Using the `@` character we can efficiently evaluate expressions involving the two "namespaces": the namespace of columns, and the namespace of Python objects. 

Note: `@` character is only supported by the `DataFrame.eval()` *method*, not by the `pandas.eval()` *function*.

In [37]:
column_mean = df.mean(axis=1)

result1 = df['A'] + column_mean
result2 = df.eval('A + @column_mean')
np.allclose(result1, result2)

True

## `DataFrame.query()`

For filtering operation we can use `df.query()`.

In [38]:
result1 = df[(df.A < 0.5) & (df.B < 0.5)]

# Use pd.eval()
result2 = pd.eval('df[(df.A < 0.5) & (df.B < 0.5)]')

# Use df.query()
result3 = df.query('A < 0.5 and B < 0.5')

print(np.allclose(result1, result2))
print(np.allclose(result1, result3))

True
True


In addition to being a more efficient computation, compared to the masking expression this is **much easier to read and understand**. 

The `query()` method also accepts the `@` flag to mark local variables.

In [39]:
C_mean = df['C'].mean()
result1 = df[(df.A < C_mean) & (df.B < C_mean)]
result2 = df.query('A < @C_mean and B < @C_mean')
np.allclose(result1, result2)

True

## When to Use These Functions

- The difference in computation time between the traditional methods and the `eval`/`query` method is usually not significant (The traditional method is faster for smaller arrays!)

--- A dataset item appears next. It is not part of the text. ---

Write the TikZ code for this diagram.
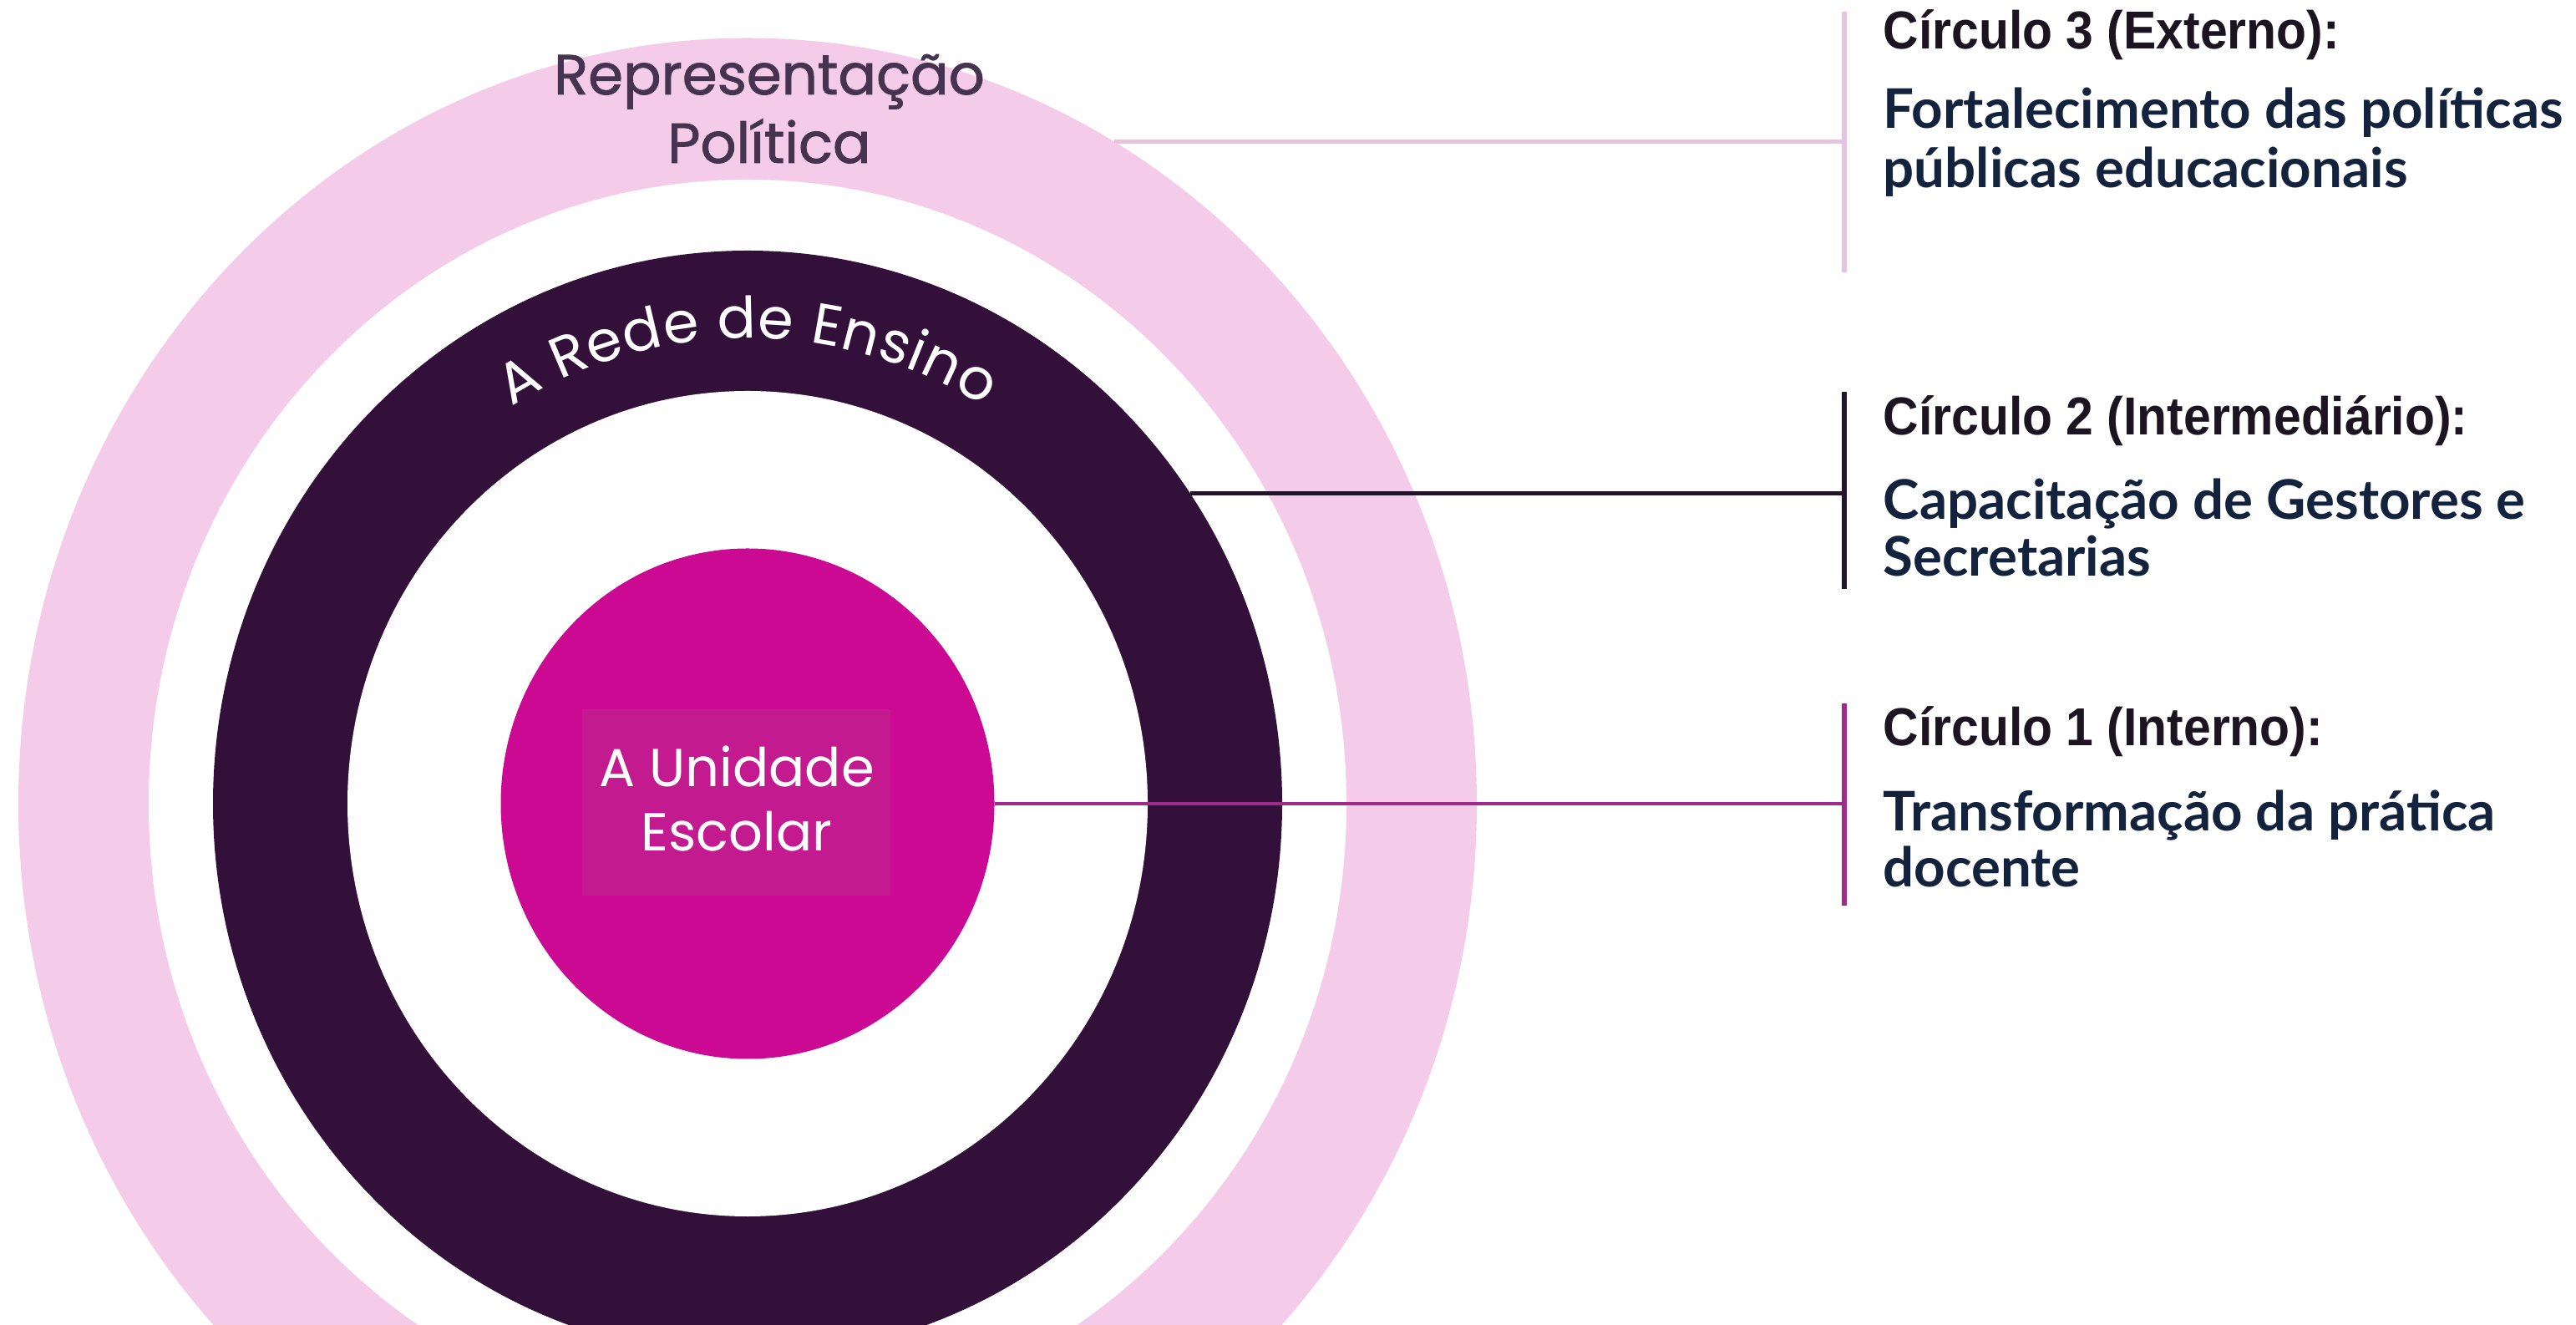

- Benefit of `eval()` and `query()`:
    
     - Mainly in the saved memory
     - Cleaner syntax
     
 - If the size of the temporary `DataFrame`s is significant compared to your available system memory (typically several gigabytes) then it's a good idea to use an `eval()` or `query()` expression.